”GOLD CLIMBED TO A FRESH record above $1400 a troy ounce last week, before slipping 2.7% Friday. Despite the threat of tightening money supply, it’s hard to argue against the logic of holding onto some gold.
Much has already been made of gold as a hedge against depreciating paper currencies, and it’s an ominous sign that ahead of this weekend’s G-20 meeting, the U.S. has failed to extract a pledge from leaders to refrain from ‘competitive undervaluation’ of currencies. But gold is a shield against other risks that could worry investors in 2011.”
”Gold should hold its value if paper currencies continue to slide, or if investors start fretting anew about everything from emerging-market bubbles to sovereign-debt defaults. Another risk, flagged by Michael Hartnett, Bank of America Merrill Lynch’s chief global equity strategist, is that of U.S. municipal-debt defaults, since stagnant growth eats into tax revenues even as states’ obligations continue to swell. If U.S. economic growth sputters, and credit-default-swap spreads of Illinois, California, Michigan, New Jersey or New York start to wobble, the government may be forced to step in.”
”Gold’s 25% gain this year pales next to the 54% surge for silver, which has well-understood industrial applications beyond the purely decorative. Gold’s rally also is very much a function of the buck’s slide.
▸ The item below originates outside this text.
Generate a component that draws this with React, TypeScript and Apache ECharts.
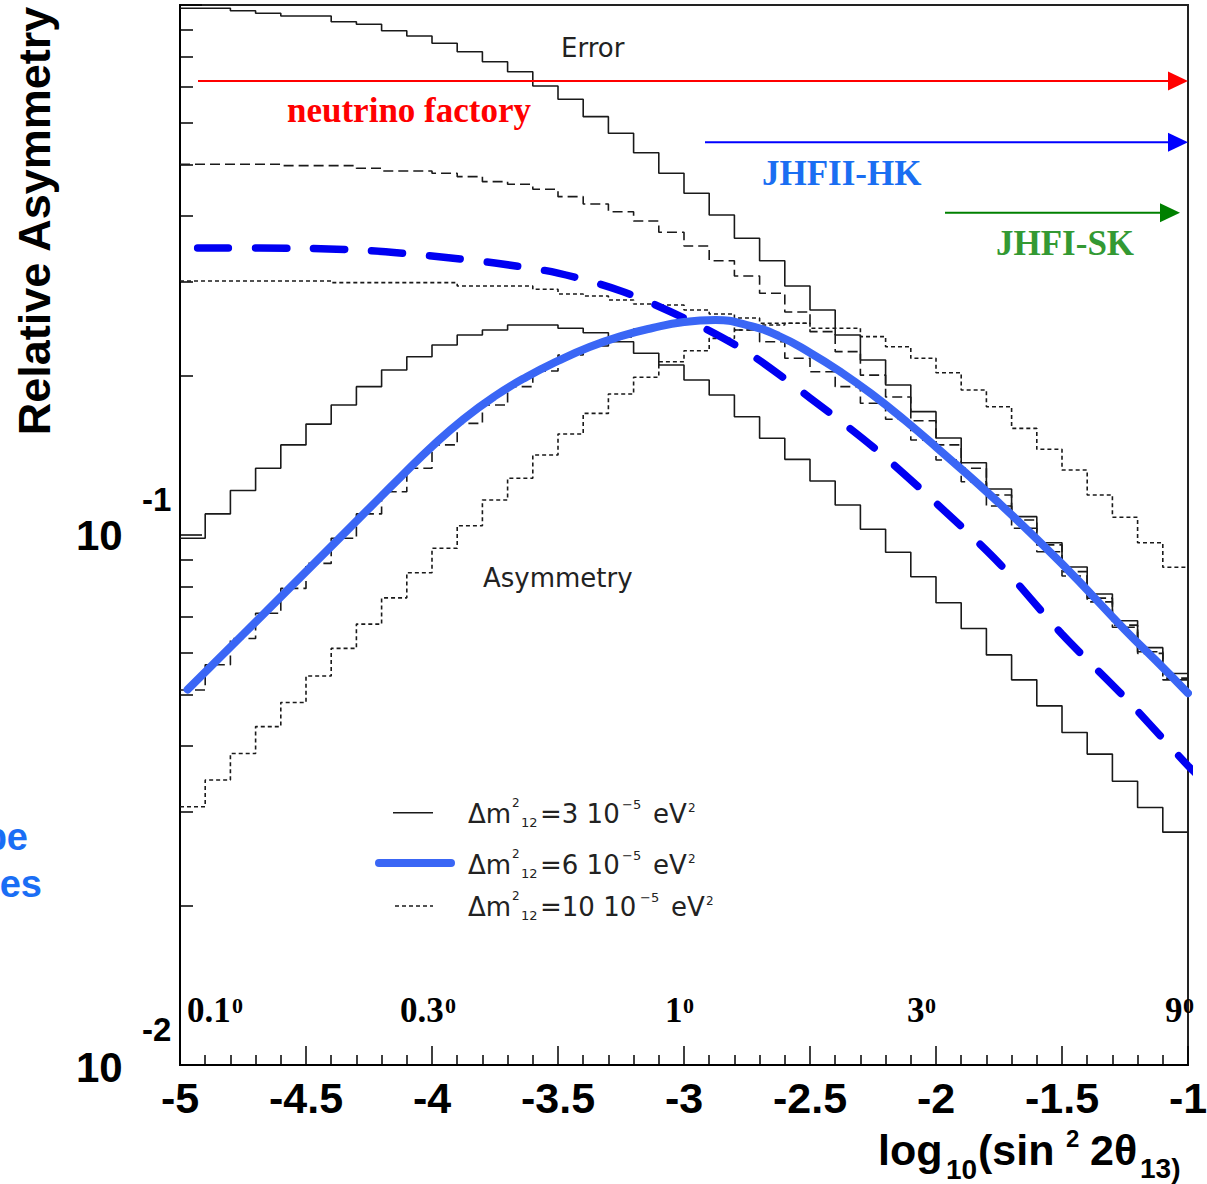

As John Roque of WJB Capital points out, $1000 bought you nearly 50 ounces of gold in 1930 and less than an ounce today, but gold has no more surged than the dollar has slipped nearly 99% over that stretch.
Besides, at about 1.15, the ratio of gold to the Standard & Poor’s 500 is still below the long-term average near 1.5 or levels pushing 3 in the 1970s. And as long as the U.S. feels entitled to spend beyond its means — and it says something that our schoolchildren ranked 25th among developed countries in math and 21st in science, but are No. 1 in confidence — ‘it’s hard not to feel that the correlation between the West’s sense of entitlement and the price of gold will only grow,’ Trennert says.”